» WHAT YOU WILL DO:
Pull out each line of the data that includes the word "picture".

» RECORDS FOR PROCESSING:
□ □ □ □ □ □ □

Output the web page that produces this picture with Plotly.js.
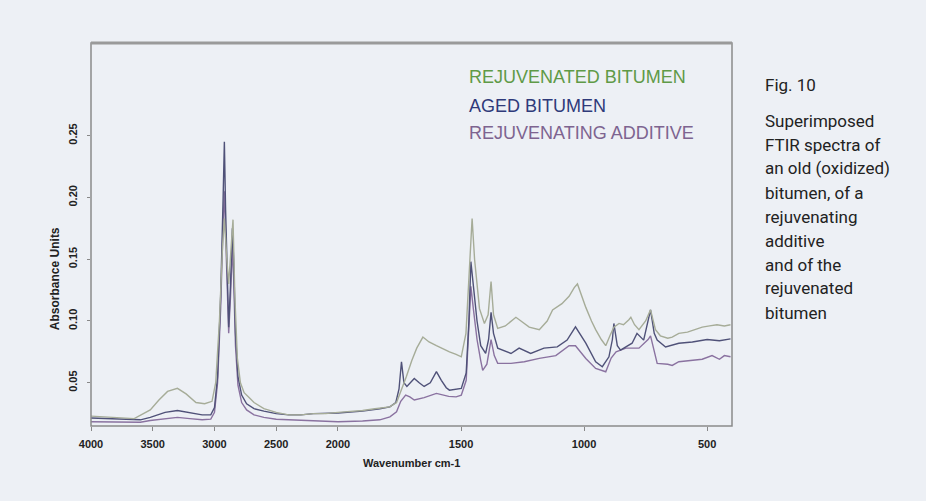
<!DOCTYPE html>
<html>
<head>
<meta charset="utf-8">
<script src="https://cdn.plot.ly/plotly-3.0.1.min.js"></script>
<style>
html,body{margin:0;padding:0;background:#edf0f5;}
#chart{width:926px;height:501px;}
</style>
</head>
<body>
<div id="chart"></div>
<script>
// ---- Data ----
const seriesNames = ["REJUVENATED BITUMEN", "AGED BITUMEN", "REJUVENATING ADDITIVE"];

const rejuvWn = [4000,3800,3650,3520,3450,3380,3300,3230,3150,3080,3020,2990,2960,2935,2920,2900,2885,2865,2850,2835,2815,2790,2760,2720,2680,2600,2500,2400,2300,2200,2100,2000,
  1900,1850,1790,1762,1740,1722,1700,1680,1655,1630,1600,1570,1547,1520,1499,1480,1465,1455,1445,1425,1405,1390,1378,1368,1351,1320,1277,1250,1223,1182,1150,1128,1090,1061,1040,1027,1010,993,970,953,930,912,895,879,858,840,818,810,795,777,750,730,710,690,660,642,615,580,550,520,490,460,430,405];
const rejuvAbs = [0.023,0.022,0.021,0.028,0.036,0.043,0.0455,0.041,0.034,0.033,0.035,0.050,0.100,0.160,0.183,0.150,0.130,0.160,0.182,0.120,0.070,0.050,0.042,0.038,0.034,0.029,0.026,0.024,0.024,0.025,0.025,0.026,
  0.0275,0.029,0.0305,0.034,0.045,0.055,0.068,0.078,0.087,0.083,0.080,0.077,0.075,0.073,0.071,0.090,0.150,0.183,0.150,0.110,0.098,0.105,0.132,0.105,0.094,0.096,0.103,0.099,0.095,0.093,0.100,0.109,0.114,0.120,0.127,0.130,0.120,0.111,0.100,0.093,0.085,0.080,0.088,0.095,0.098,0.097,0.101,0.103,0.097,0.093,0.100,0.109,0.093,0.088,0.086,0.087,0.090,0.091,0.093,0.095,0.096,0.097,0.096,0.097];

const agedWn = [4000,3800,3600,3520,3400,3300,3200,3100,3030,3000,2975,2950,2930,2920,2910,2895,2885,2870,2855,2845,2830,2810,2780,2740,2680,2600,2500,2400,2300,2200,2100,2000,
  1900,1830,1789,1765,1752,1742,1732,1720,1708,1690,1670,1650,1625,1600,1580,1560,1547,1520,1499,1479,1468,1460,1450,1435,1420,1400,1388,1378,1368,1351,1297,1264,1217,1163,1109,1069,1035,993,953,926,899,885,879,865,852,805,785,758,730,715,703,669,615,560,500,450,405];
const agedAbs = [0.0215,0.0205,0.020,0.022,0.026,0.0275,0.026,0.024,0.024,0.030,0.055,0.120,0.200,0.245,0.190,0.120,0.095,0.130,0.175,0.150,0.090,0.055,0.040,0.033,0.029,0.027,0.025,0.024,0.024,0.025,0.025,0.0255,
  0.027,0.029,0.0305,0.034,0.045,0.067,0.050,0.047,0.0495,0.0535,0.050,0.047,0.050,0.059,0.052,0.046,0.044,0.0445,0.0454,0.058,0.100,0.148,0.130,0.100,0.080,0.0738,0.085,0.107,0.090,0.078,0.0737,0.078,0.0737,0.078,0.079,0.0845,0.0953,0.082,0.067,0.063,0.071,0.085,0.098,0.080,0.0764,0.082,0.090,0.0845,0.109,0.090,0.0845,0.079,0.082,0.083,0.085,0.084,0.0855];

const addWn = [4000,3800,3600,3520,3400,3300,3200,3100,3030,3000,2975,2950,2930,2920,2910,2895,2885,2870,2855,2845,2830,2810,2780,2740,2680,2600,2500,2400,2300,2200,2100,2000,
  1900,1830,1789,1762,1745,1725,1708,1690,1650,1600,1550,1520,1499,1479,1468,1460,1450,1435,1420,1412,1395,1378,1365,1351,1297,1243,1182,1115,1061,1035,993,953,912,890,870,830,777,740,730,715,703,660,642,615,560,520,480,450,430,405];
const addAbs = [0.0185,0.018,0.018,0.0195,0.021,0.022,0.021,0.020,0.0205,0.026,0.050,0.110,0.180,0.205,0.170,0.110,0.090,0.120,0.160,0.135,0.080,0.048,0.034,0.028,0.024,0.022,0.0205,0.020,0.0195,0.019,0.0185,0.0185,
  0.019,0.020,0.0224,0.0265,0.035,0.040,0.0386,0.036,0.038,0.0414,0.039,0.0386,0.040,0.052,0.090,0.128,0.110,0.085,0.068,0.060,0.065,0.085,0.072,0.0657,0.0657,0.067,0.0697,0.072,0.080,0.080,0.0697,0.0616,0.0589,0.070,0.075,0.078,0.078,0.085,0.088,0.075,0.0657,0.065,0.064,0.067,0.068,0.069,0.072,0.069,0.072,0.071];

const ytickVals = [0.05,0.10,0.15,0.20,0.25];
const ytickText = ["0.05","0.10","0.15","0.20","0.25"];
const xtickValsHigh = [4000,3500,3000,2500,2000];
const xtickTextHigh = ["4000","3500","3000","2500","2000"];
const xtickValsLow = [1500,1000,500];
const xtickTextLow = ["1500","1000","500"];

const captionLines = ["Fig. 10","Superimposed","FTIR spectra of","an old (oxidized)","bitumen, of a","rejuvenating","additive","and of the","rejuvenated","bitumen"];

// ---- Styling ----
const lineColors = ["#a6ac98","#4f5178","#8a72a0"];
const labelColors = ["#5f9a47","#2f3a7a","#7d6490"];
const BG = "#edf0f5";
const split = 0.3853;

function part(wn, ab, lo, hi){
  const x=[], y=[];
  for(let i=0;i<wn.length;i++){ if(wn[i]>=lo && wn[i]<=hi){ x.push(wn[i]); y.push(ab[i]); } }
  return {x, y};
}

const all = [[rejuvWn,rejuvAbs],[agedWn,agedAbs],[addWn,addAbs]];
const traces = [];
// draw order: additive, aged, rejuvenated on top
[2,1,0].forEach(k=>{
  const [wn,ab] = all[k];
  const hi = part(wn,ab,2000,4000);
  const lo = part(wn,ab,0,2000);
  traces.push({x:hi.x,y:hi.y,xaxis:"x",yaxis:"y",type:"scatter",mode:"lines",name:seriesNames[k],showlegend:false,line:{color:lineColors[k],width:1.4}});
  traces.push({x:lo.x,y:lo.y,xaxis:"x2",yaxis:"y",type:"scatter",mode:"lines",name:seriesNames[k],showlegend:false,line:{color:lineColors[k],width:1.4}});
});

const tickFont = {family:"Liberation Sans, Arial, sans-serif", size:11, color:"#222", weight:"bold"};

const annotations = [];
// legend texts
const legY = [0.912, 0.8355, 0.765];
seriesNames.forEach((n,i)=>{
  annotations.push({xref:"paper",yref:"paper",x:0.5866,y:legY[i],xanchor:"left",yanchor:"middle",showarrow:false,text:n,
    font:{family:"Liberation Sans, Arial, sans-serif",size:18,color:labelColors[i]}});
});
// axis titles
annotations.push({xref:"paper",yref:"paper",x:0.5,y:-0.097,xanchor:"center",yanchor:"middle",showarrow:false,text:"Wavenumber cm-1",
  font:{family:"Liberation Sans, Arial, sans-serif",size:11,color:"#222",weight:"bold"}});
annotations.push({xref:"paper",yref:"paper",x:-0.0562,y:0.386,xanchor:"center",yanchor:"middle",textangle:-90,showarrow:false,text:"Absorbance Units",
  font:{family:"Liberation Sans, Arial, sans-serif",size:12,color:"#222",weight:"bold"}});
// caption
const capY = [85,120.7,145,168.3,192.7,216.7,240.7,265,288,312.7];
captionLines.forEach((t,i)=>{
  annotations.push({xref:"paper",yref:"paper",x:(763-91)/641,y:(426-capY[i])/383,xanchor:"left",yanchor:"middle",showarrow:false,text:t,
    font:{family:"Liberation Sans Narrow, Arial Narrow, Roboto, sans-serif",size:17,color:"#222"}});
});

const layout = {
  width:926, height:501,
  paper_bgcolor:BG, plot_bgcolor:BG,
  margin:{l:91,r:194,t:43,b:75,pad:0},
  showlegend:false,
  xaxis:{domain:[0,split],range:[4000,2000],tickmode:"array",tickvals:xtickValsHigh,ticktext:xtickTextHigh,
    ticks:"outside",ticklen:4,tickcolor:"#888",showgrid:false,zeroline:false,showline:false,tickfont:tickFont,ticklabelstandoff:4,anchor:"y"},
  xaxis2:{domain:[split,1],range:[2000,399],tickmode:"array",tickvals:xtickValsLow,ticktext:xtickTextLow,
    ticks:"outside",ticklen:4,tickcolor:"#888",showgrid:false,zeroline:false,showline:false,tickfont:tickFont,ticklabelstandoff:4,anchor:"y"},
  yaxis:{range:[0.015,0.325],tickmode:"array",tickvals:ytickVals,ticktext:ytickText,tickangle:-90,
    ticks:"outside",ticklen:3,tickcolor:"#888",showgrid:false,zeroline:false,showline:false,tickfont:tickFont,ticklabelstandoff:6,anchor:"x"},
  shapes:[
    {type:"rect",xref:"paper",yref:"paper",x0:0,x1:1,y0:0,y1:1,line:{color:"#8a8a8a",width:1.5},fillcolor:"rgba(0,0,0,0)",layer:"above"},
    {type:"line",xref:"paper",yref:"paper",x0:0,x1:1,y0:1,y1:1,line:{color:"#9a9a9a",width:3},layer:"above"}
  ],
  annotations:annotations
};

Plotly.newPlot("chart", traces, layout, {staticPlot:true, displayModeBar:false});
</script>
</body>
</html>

□ □ □ □ □ □ □

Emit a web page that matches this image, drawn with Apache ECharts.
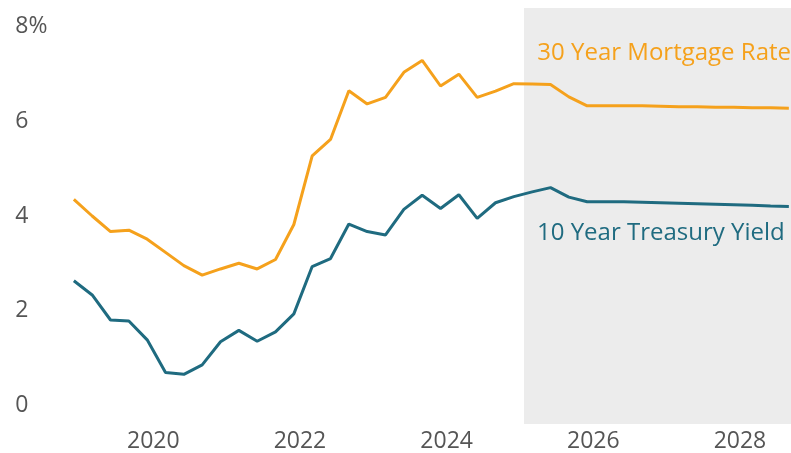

□ □ □ □ □ □ □

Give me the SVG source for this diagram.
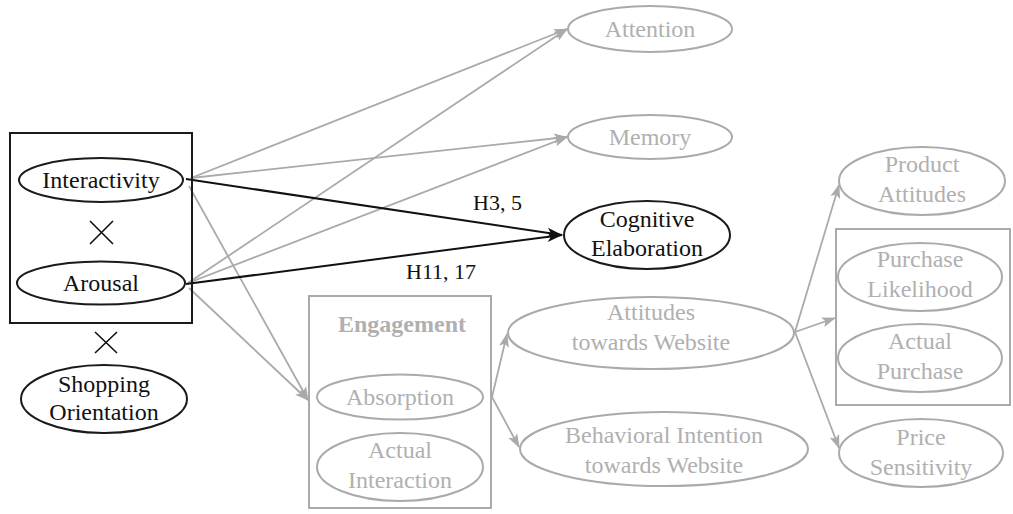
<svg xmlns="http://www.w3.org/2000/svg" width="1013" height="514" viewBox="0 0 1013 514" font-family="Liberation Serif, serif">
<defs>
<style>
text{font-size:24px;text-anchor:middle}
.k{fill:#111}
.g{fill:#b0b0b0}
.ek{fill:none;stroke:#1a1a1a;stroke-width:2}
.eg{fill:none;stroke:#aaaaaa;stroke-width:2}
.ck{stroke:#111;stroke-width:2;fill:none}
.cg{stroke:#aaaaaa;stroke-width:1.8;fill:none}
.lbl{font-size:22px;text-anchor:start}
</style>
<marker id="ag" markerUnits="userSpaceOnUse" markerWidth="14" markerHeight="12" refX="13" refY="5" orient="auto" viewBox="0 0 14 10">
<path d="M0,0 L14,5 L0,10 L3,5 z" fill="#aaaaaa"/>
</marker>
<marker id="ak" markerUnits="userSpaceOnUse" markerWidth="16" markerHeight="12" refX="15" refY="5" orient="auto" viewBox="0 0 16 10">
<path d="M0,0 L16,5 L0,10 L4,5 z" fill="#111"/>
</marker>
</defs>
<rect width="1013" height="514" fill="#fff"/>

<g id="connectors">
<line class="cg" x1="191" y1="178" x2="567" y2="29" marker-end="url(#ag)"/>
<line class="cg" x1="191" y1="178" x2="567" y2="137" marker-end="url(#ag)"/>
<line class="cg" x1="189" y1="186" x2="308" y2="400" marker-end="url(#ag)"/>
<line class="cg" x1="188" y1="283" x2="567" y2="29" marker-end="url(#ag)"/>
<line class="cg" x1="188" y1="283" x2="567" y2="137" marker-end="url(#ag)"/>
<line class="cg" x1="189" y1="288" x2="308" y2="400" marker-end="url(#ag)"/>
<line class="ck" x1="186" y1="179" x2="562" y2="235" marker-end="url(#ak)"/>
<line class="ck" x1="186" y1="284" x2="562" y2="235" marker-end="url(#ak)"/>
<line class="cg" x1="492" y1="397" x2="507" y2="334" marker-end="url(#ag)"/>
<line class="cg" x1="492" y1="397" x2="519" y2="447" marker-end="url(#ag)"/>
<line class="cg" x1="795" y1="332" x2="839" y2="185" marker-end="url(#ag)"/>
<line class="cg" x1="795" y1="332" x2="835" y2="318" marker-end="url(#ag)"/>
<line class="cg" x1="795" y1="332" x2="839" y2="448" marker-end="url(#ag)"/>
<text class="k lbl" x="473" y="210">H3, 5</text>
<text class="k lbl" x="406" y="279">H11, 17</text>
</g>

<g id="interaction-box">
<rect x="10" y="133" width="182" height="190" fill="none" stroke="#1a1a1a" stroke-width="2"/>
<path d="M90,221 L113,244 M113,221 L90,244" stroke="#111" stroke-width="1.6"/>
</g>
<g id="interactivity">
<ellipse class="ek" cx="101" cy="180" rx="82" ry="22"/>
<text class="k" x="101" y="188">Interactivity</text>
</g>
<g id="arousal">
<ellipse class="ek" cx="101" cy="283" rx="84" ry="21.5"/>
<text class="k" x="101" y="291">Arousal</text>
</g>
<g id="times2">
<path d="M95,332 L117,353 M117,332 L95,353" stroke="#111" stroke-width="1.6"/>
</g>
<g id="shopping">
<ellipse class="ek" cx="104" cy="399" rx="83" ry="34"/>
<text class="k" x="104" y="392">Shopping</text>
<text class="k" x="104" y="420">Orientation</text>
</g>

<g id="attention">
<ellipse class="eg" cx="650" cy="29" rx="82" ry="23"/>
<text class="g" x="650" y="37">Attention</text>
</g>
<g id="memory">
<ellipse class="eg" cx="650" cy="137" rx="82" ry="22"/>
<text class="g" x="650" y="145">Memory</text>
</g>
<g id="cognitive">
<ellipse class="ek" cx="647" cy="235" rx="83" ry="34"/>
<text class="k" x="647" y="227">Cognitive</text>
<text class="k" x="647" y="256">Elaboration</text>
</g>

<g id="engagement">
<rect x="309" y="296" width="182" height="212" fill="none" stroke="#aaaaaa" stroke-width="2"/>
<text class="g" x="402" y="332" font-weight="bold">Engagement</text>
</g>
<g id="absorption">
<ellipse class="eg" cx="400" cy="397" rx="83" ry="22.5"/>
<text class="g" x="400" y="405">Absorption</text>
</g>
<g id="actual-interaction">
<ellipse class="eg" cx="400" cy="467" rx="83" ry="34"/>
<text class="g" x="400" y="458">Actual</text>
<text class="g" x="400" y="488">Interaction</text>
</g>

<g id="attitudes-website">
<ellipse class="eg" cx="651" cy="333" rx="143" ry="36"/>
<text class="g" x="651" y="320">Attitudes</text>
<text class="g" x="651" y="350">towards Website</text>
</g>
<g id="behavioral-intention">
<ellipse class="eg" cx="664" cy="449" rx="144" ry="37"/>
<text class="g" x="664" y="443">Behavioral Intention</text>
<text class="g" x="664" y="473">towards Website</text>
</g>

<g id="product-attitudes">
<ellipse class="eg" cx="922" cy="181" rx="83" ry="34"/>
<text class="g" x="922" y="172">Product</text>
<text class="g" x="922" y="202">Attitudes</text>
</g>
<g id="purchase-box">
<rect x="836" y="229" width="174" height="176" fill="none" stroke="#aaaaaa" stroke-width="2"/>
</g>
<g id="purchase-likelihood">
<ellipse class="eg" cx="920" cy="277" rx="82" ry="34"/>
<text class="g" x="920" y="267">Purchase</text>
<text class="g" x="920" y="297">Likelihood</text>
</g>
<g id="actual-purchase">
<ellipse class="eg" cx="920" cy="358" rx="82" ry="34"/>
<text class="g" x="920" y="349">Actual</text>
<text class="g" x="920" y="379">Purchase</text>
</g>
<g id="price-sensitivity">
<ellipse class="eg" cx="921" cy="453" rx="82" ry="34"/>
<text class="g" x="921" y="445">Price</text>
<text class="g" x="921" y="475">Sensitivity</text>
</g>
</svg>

□ □ □ □ □ □ □

» TASK OUTPUT:
Output the web page that produces this picture with Plotly.js.

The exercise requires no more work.